Protesters line the wall along the frozen Moscow River. One sign compares Vladimir Putin to Montgomery Burns on the American TV show The Simpsons.

 

It was hard to hear what was being said on stage; Grigory Yavlinsky, the leader of the Yabloko Party who had recently been denied registration for presidential elections, made a short speech that met with the crowd’s approval. So, too, Leonid Parfyonov, a news anchor. The six speakers had been allotted only three minutes each. Mostly, we could only make out the usual slogans, “Russia without Putin!” and “Freedom to political prisoners!” To my left, a group of young women chanted, “Our feet are not frozen!” while hopping in place. A couple of men in their twenties were searching for a comfortable place to stand. Surveying the banners of the Rainbow Association, one of which read, “You too are queer,” they mumbled to themselves and walked on.
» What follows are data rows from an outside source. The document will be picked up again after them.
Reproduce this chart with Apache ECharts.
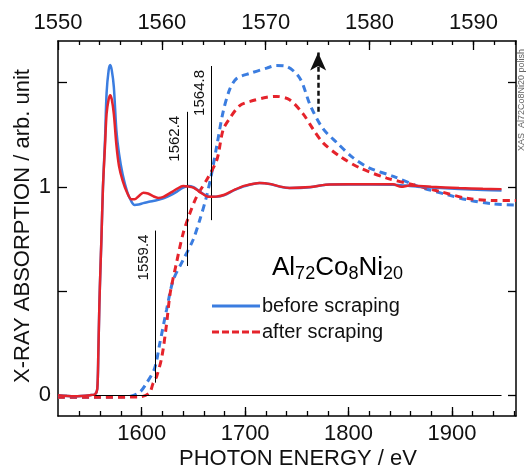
<!DOCTYPE html>
<html>
<head>
<meta charset="UTF-8">
<title>XAS Al72Co8Ni20</title>
<script src="https://cdn.jsdelivr.net/npm/echarts@6/dist/echarts.min.js"></script>
</head>
<body style="margin:0;background:#fff">
<div id="main" style="width:527px;height:469px;"></div>
<script>
var FONT = '"Liberation Sans", Arial, sans-serif';
var BLUE = '#3b7de0', RED = '#e5232b', INK = '#111';

// solid curves, bottom axis (eV)
var solidEnergy = [1519, 1535, 1550, 1555, 1557, 1558, 1559, 1560, 1561, 1562.5, 1564.5, 1566, 1568, 1569.5, 1571, 1573, 1575.5,
  1578, 1581.5, 1586, 1590, 1593, 1597, 1601.5, 1606, 1611, 1616, 1621, 1628, 1634, 1640, 1645, 1650, 1656, 1662, 1666,
  1672, 1680, 1690, 1700, 1714, 1725, 1734, 1743, 1763, 1778, 1800, 1843, 1851, 1859, 1880, 1907, 1930, 1948];
var solidBefore = [0, -0.005, 0, 0.005, 0.03, 0.2, 0.43, 0.6, 0.75, 1.0, 1.23, 1.45, 1.56, 1.585, 1.56, 1.48, 1.27,
  1.16, 1.06, 0.975, 0.93, 0.913, 0.915, 0.922, 0.927, 0.932, 0.938, 0.945, 0.96, 0.977, 0.996, 1.004, 0.998, 0.978, 0.958, 0.952,
  0.952, 0.96, 0.985, 1.004, 1.018, 1.012, 1.0, 0.994, 0.998, 1.01, 1.012, 1.01, 1.008, 1.004, 0.997, 0.99, 0.985, 0.982];
var solidAfter = [0, -0.005, 0, 0.005, 0.03, 0.2, 0.43, 0.6, 0.75, 1.0, 1.2, 1.35, 1.42, 1.44, 1.42, 1.35, 1.2,
  1.1, 1.03, 0.97, 0.94, 0.94, 0.955, 0.972, 0.968, 0.955, 0.947, 0.952, 0.972, 0.99, 1.004, 1.002, 0.996, 0.976, 0.957, 0.952,
  0.953, 0.962, 0.987, 1.006, 1.019, 1.013, 1.001, 0.995, 0.999, 1.01, 1.012, 1.012, 1.0, 1.006, 1.0, 0.994, 0.991, 0.989];

// dashed curves, top axis (eV)
var dashBeforeEnergy = [1550, 1554, 1557, 1557.9, 1558.5, 1559.3, 1559.8, 1560.45, 1561.1, 1562.05, 1563.0, 1563.65, 1564.3,
  1564.8, 1565.3, 1565.9, 1566.55, 1567.2, 1568.5, 1570.1, 1571.0, 1572.0, 1573.3, 1574.3, 1575.5, 1576.9, 1578.4, 1580.0,
  1582.3, 1584.8, 1587.5, 1589.4, 1591.9, 1594.1];
var dashBefore = [-0.01, -0.01, -0.005, 0.016, 0.056, 0.128, 0.248, 0.409, 0.553, 0.649, 0.745, 0.841, 0.953,
  1.066, 1.2, 1.36, 1.47, 1.52, 1.545, 1.57, 1.582, 1.578, 1.52, 1.39, 1.28, 1.21, 1.14, 1.09,
  1.05, 1.0, 0.962, 0.938, 0.918, 0.913];
var dashAfterEnergy = [1550, 1554, 1557.9, 1558.8, 1559.15, 1559.5, 1560.0, 1560.45, 1560.8, 1561.4, 1562.05, 1562.7, 1563.35,
  1564.45, 1565.3, 1565.9, 1566.55, 1567.5, 1568.5, 1570.1, 1571.05, 1572.3, 1573.6, 1574.6, 1575.55, 1577.15, 1579.1, 1581.65,
  1584.2, 1586.8, 1589.35, 1591.9, 1594.1];
var dashAfter = [-0.01, -0.01, -0.008, 0.011, 0.056, 0.09, 0.184, 0.34, 0.489, 0.633, 0.777, 0.873, 0.953,
  1.045, 1.13, 1.274, 1.33, 1.39, 1.41, 1.43, 1.434, 1.418, 1.35, 1.274, 1.21, 1.146, 1.09, 1.042,
  1.01, 0.977, 0.945, 0.934, 0.934];

var bottomLabels = [1600, 1700, 1800, 1900];
var topLabels = [1550, 1560, 1570, 1580, 1590];
var yTicks = [0, 0.5, 1, 1.5];
var yLabels = [0, 1];

// edge positions marked on the top scale
var edgeMarks = [
  {energy: 1559.4, from: 0.06, to: 0.79},
  {energy: 1562.4, from: 0.62, to: 1.36},
  {energy: 1564.8, from: 0.84, to: 1.58}
];
var arrowMark = {energy: 1575.05, from: 1.36, to: 1.645};
var baseline = {from: 1519, to: 1948};

function pairs(xs, ys) { return xs.map(function (x, i) { return [x, ys[i]]; }); }
function steps(a, b, s) { var r = []; for (var v = a; v <= b + 1e-9; v += s) r.push(+v.toFixed(3)); return r; }
function plain(v) { return String(v); }

function xAxis(pos, min, max, ticks, len, labels) {
  return {
    type: 'value', position: pos, min: min, max: max,
    splitLine: {show: false},
    axisLine: {show: !!labels, onZero: false, lineStyle: {color: '#000', width: 1.5}},
    axisTick: {show: true, inside: true, length: len, customValues: ticks, lineStyle: {color: '#000', width: 1.3}},
    axisLabel: labels ? {customValues: labels, formatter: plain, fontSize: 22, color: INK, fontFamily: FONT, margin: 7} : {show: false}
  };
}

// legend glyphs: a solid bar and a row of dashes
var solidIcon = 'path://M0,0h48v3h-48z';
var dashIcon = 'path://M0,0h7v3h-7zM10,0h7v3h-7zM20,0h7v3h-7zM30,0h7v3h-7zM40,0h8v3h-8z';

var myChart = echarts.init(document.getElementById('main'));

var option = {
  animation: false,
  backgroundColor: '#fff',
  grid: {left: 58, right: 11, top: 41, bottom: 53, containLabel: false, outerBoundsMode: 'none'},
  xAxis: [
    xAxis('bottom', 1519, 1962, bottomLabels, 9, bottomLabels),
    xAxis('bottom', 1519, 1962, steps(1540, 1960, 20), 5, null),
    xAxis('top', 1550, 1594.1, topLabels, 9, topLabels),
    xAxis('top', 1550, 1594.1, steps(1552, 1594, 2), 4, null)
  ],
  yAxis: [
    {type: 'value', position: 'left', min: -0.1, max: 1.7, splitLine: {show: false},
      axisLine: {show: true, onZero: false, lineStyle: {color: '#000', width: 1.5}},
      axisTick: {inside: true, length: 9, customValues: yTicks, lineStyle: {color: '#000', width: 1.3}},
      axisLabel: {customValues: yLabels, formatter: plain, fontSize: 22, color: INK, fontFamily: FONT, margin: 7}},
    {type: 'value', position: 'right', min: -0.1, max: 1.7, splitLine: {show: false},
      axisLine: {show: true, onZero: false, lineStyle: {color: '#000', width: 1.5}},
      axisTick: {inside: true, length: 8, customValues: yTicks, lineStyle: {color: '#000', width: 1.3}},
      axisLabel: {show: false}}
  ],
  legend: {
    data: [
      {name: 'before scraping', icon: solidIcon, itemStyle: {color: BLUE}},
      {name: 'after scraping', icon: dashIcon, itemStyle: {color: RED}}
    ],
    orient: 'vertical', left: 207, top: 291, itemWidth: 48, itemHeight: 3, itemGap: 6,
    selectedMode: false,
    textStyle: {fontSize: 20, color: INK, fontFamily: FONT, padding: [0, 0, 0, -3]}
  },
  series: [
    {
      name: 'before scraping (edge)', type: 'line', xAxisIndex: 2, yAxisIndex: 0,
      data: pairs(dashBeforeEnergy, dashBefore), symbol: 'none', smooth: 0.3, silent: true,
      lineStyle: {color: BLUE, width: 3, type: [7, 5]}, z: 2,
      markLine: {
        silent: true, symbol: 'none', animation: false,
        lineStyle: {color: '#000', width: 1, type: 'solid'},
        label: {show: true, position: 'insideEndTop', fontSize: 15, color: INK, fontFamily: FONT, distance: 4},
        data: edgeMarks.map(function (m) {
          return [{coord: [m.energy, m.from]}, {coord: [m.energy, m.to], label: {formatter: String(m.energy.toFixed(1))}}];
        }).concat([[
          {coord: [arrowMark.energy, arrowMark.from], symbol: 'none'},
          {coord: [arrowMark.energy, arrowMark.to], symbol: 'arrow', symbolSize: [12, 18],
            lineStyle: {color: '#111', width: 2.5, type: [5, 3]}, label: {show: false}}
        ]])
      }
    },
    {
      name: 'after scraping', type: 'line', xAxisIndex: 2, yAxisIndex: 0,
      data: pairs(dashAfterEnergy, dashAfter), symbol: 'none', smooth: 0.3, silent: true,
      lineStyle: {color: RED, width: 3, type: [7, 5]}, itemStyle: {color: RED}, z: 3
    },
    {
      name: 'before scraping', type: 'line', xAxisIndex: 0, yAxisIndex: 0,
      data: pairs(solidEnergy, solidBefore), symbol: 'none', smooth: 0.3, silent: true,
      lineStyle: {color: BLUE, width: 2.5}, itemStyle: {color: BLUE}, z: 4,
      markLine: {
        silent: true, symbol: 'none', animation: false, label: {show: false},
        lineStyle: {color: '#000', width: 1, type: 'solid'},
        data: [[{coord: [baseline.from, 0]}, {coord: [baseline.to, 0]}]]
      }
    },
    {
      name: 'after scraping (edge)', type: 'line', xAxisIndex: 0, yAxisIndex: 0,
      data: pairs(solidEnergy, solidAfter), symbol: 'none', smooth: 0.3, silent: true,
      lineStyle: {color: RED, width: 2.5}, z: 5
    }
  ],
  graphic: [
    {type: 'text', x: 298, y: 459, silent: true,
      style: {text: 'PHOTON ENERGY / eV', font: '22px ' + FONT, fill: INK, align: 'center', verticalAlign: 'middle'}},
    {type: 'text', x: 23, y: 226, rotation: Math.PI / 2, silent: true,
      style: {text: 'X-RAY ABSORPTION / arb. unit', font: '22px ' + FONT, fill: INK, align: 'center', verticalAlign: 'middle'}},
    {type: 'text', x: 272, y: 268, silent: true,
      style: {
        text: '{m|Al}{s|72}{m|Co}{s|8}{m|Ni}{s|20}', verticalAlign: 'middle',
        rich: {
          m: {fontSize: 26, fontFamily: FONT, color: INK, lineHeight: 30, verticalAlign: 'middle'},
          s: {fontSize: 18, fontFamily: FONT, color: INK, lineHeight: 16, verticalAlign: 'bottom'}
        }
      }},
    {type: 'text', x: 522, y: 100, rotation: Math.PI / 2, silent: true,
      style: {text: 'XAS  Al72Co8Ni20 polish', font: '9px ' + FONT, fill: '#666', align: 'center', verticalAlign: 'middle'}}
  ]
};
myChart.setOption(option);
</script>
</body>
</html>
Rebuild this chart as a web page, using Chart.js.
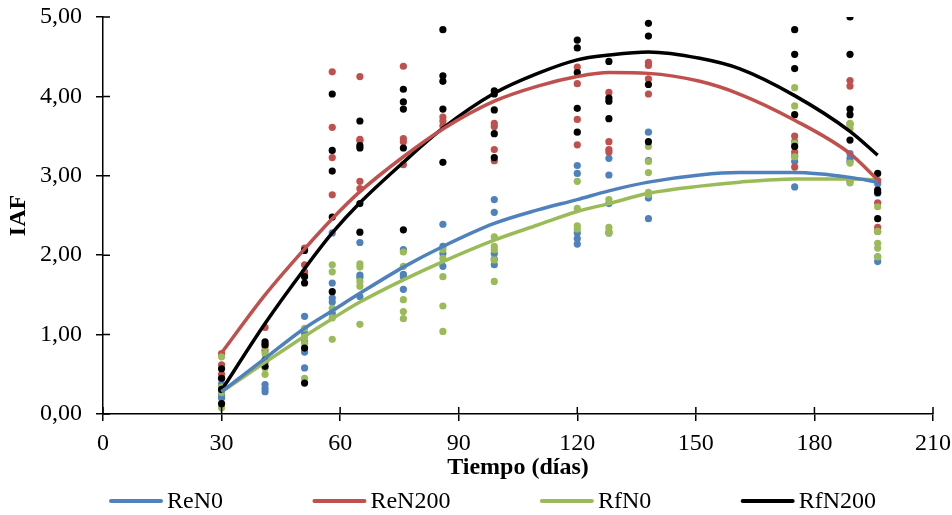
<!DOCTYPE html>
<html>
<head>
<meta charset="utf-8">
<script src="https://cdn.jsdelivr.net/npm/chart.js@4/dist/chart.umd.min.js"></script>
<style>
  body { margin: 0; background: #ffffff; }
  #wrap { width: 952px; height: 515px; }
</style>
</head>
<body>
<div id="wrap"><canvas id="iafChart" width="952" height="515"></canvas></div>
<script>
// sampling days
const dias = [30, 41, 51, 58, 65, 76, 86, 99, 120, 128, 138, 175, 189, 196];

// observed IAF values, one list per sampling day
const reN0 = [
  [0.38, 0.30, 0.24, 0.20], [0.37, 0.32, 0.28], [1.23, 1.02, 0.91, 0.78, 0.58],
  [2.28, 1.65, 1.46, 1.41, 1.27], [2.16, 1.75, 1.72, 1.48], [2.07, 1.76, 1.73, 1.57],
  [2.39, 2.11, 2.02, 1.86], [2.70, 2.54, 2.02, 1.95, 1.88], [3.13, 3.03, 2.28, 2.21, 2.14],
  [3.22, 3.01, 2.65, 2.28], [3.55, 3.19, 2.72, 2.46], [3.43, 3.25, 3.18, 2.86],
  [3.28, 3.22, 3.18], [2.90, 2.78, 1.98, 1.92]
];
const reN200 = [
  [0.76, 0.62, 0.50, 0.45], [1.09, 0.88, 0.80, 0.65], [2.09, 1.88, 1.79, 1.75],
  [4.31, 3.61, 3.23, 2.76], [4.25, 3.46, 3.44, 2.93, 2.84], [4.38, 3.47, 3.43, 3.14],
  [3.74, 3.69, 3.63], [3.66, 3.62, 3.33, 3.19], [4.37, 4.16, 3.71, 3.39],
  [4.05, 3.43, 3.33, 3.30], [4.43, 4.39, 4.22, 4.03], [3.50, 3.30, 3.11],
  [4.20, 4.13, 3.65, 2.93], [2.94, 2.66, 2.35, 2.30]
];
const rfN0 = [
  [0.72, 0.34, 0.27, 0.08], [0.84, 0.76, 0.58, 0.50], [1.08, 0.97, 0.89, 0.45],
  [1.88, 1.79, 1.33, 1.21, 0.94], [1.89, 1.85, 1.67, 1.61, 1.13], [2.04, 1.86, 1.44, 1.29, 1.20],
  [2.07, 1.96, 1.73, 1.36, 1.04], [2.23, 2.11, 2.07, 1.94, 1.67], [2.93, 2.59, 2.37, 2.33],
  [2.70, 2.35, 2.30, 2.28], [3.37, 3.18, 3.04, 2.79, 2.76], [4.11, 3.88, 3.41, 3.24],
  [3.66, 3.60, 3.16, 2.91], [2.61, 2.30, 2.15, 2.09, 1.98]
];
const rfN200 = [
  [0.57, 0.45, 0.31, 0.13], [0.91, 0.87, 0.68, 0.60], [2.06, 1.73, 1.65, 0.83, 0.39],
  [4.03, 3.32, 3.06, 2.48, 1.54], [3.69, 3.38, 3.35, 2.65, 2.29], [4.09, 3.93, 3.84, 3.35, 2.32],
  [4.84, 4.26, 4.19, 3.84, 3.17], [4.07, 4.03, 3.83, 3.53, 3.23], [4.71, 4.61, 4.30, 3.85, 3.55],
  [4.44, 3.98, 3.94, 3.72], [4.92, 4.76, 4.15, 3.43], [4.84, 4.53, 4.35, 3.77, 3.37],
  [5.00, 4.53, 3.84, 3.77, 3.45], [3.03, 2.82, 2.79, 2.46]
];

// polynomial trend lines
const diasTend = [30, 41, 51, 58, 65, 76, 86, 99, 110, 120, 128, 138, 151, 161, 175, 189, 196];
const tendReN0   = [0.28, 0.70, 1.08, 1.30, 1.52, 1.85, 2.11, 2.40, 2.57, 2.70, 2.81, 2.92, 3.01, 3.04, 3.04, 2.98, 2.92];
const tendReN200 = [0.77, 1.50, 2.08, 2.46, 2.80, 3.24, 3.59, 3.94, 4.13, 4.25, 4.30, 4.29, 4.19, 4.03, 3.70, 3.28, 2.95];
const tendRfN0   = [0.28, 0.65, 0.98, 1.20, 1.41, 1.69, 1.92, 2.19, 2.38, 2.55, 2.65, 2.78, 2.87, 2.92, 2.96, 2.96, 2.95];
const tendRfN200 = [0.30, 1.14, 1.83, 2.28, 2.66, 3.17, 3.60, 4.04, 4.29, 4.46, 4.52, 4.56, 4.48, 4.35, 4.01, 3.56, 3.26];

const series = [
  { name: "ReN0",   color: "#4F81BD", obs: reN0,   trend: tendReN0 },
  { name: "ReN200", color: "#C0504D", obs: reN200, trend: tendReN200 },
  { name: "RfN0",   color: "#9BBB59", obs: rfN0,   trend: tendRfN0 },
  { name: "RfN200", color: "#000000", obs: rfN200, trend: tendRfN200 }
];

const FONT = "'Liberation Serif', 'Times New Roman', serif";
const FS = 24;

function toPoints(obs) {
  const pts = [];
  obs.forEach((vals, i) => vals.forEach((v) => pts.push({ x: dias[i], y: v })));
  return pts;
}

const datasets = [];
series.forEach((s, i) => {
  datasets.push({
    type: "line",
    label: s.name,
    data: diasTend.map((d, k) => ({ x: d, y: s.trend[k] })),
    borderColor: s.color,
    backgroundColor: s.color,
    borderWidth: 3.5,
    pointRadius: 0,
    cubicInterpolationMode: "monotone",
    fill: false,
    order: 0
  });
  datasets.push({
    type: "scatter",
    label: s.name + " obs",
    data: toPoints(s.obs),
    backgroundColor: s.color,
    borderWidth: 0,
    pointRadius: 3.6,
    order: 4 - i
  });
});

// tick marks that cross the axis line (outside part is drawn by the grid)
const crossTicks = {
  id: "crossTicks",
  afterDraw(chart) {
    const { ctx, chartArea, scales } = chart;
    ctx.save();
    ctx.strokeStyle = "#000";
    ctx.lineWidth = 1.5;
    ctx.beginPath();
    scales.x.ticks.forEach((t) => {
      const px = scales.x.getPixelForValue(t.value);
      ctx.moveTo(px, chartArea.bottom);
      ctx.lineTo(px, chartArea.bottom - 7);
    });
    scales.y.ticks.forEach((t) => {
      const py = scales.y.getPixelForValue(t.value);
      ctx.moveTo(chartArea.left, py);
      ctx.lineTo(chartArea.left + 7, py);
    });
    ctx.stroke();
    ctx.restore();
  }
};

// legend in one row with wide gaps, like the original
const wideLegend = {
  id: "wideLegend",
  afterDraw(chart) {
    const ctx = chart.ctx;
    const y = 501, lineLen = 54, startX = 109, endX = 876;
    ctx.save();
    ctx.font = FS + "px " + FONT;
    ctx.textBaseline = "middle";
    const widths = series.map((s) => lineLen + 4 + ctx.measureText(s.name).width);
    const gap = (endX - startX - widths.reduce((a, b) => a + b, 0)) / (series.length - 1);
    let x = startX;
    series.forEach((s, i) => {
      ctx.strokeStyle = s.color;
      ctx.lineWidth = 4;
      ctx.lineCap = "round";
      ctx.beginPath();
      ctx.moveTo(x + 2, y);
      ctx.lineTo(x + lineLen - 2, y);
      ctx.stroke();
      ctx.fillStyle = "#000";
      ctx.fillText(s.name, x + lineLen + 4, y + 1);
      x += widths[i] + gap;
    });
    ctx.restore();
  }
};

new Chart(document.getElementById("iafChart"), {
  data: { datasets: datasets },
  options: {
    responsive: false,
    animation: false,
    layout: { padding: { top: 17, right: 19, left: 0, bottom: 33 } },
    scales: {
      x: {
        type: "linear",
        min: 0,
        max: 210,
        ticks: { stepSize: 30, color: "#000", font: { family: FONT, size: FS }, padding: 8 },
        grid: { drawOnChartArea: false, color: "#000", lineWidth: 1.5, tickLength: 7 },
        border: { color: "#000", width: 1.5 },
        title: { display: true, text: "Tiempo (días)", color: "#000", font: { family: FONT, size: FS, weight: "bold" }, padding: { top: 0, bottom: 0 } },
        afterFit(scale) {
          scale.height = 68;
          scale.paddingLeft = 0;
          scale.paddingRight = 0;
        }
      },
      y: {
        min: 0,
        max: 5,
        ticks: {
          stepSize: 1,
          color: "#000",
          font: { family: FONT, size: FS },
          padding: 14,
          callback: (v) => v.toFixed(2).replace(".", ",")
        },
        grid: { drawOnChartArea: false, color: "#000", lineWidth: 1.5, tickLength: 7 },
        border: { color: "#000", width: 1.5 },
        title: { display: true, text: "IAF", color: "#000", font: { family: FONT, size: FS, weight: "bold" }, padding: { top: 4, bottom: 0 } },
        afterFit(scale) {
          scale.width = 103;
          scale.paddingTop = 0;
          scale.paddingBottom = 0;
        }
      }
    },
    plugins: {
      tooltip: { enabled: false },
      legend: { display: false }
    }
  },
  plugins: [crossTicks, wideLegend]
});
</script>
</body>
</html>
Half an hour ahead of the rally’s planned conclusion, there was a momentary lull in the speeches from the stage, and the demonstrators began to disband. Then Yury Shevchuk, a rock star well-known both for his music and his dislike of Putin, began singing his 1990s hit “Motherland.” The crowd halted, and enthusiastically joined in on the chorus: “Motherland! Let them yell that she’s ugly! But we like it, although she’s no great beauty!” The song’s end signaled the conclusion of the rally; the sea of banners resumed its movement toward the square’s exit. The organizers thanked the protesters for attending, the police for their service, and the government for sanctioning the rally. Once again, the neighboring restaurants overflowed with well-heeled demonstrators trying to regain feeling in their extremities. Meanwhile, ten kilometers away, over a hundred thousand people who had attended the pro-Putin rally were trying to do the same.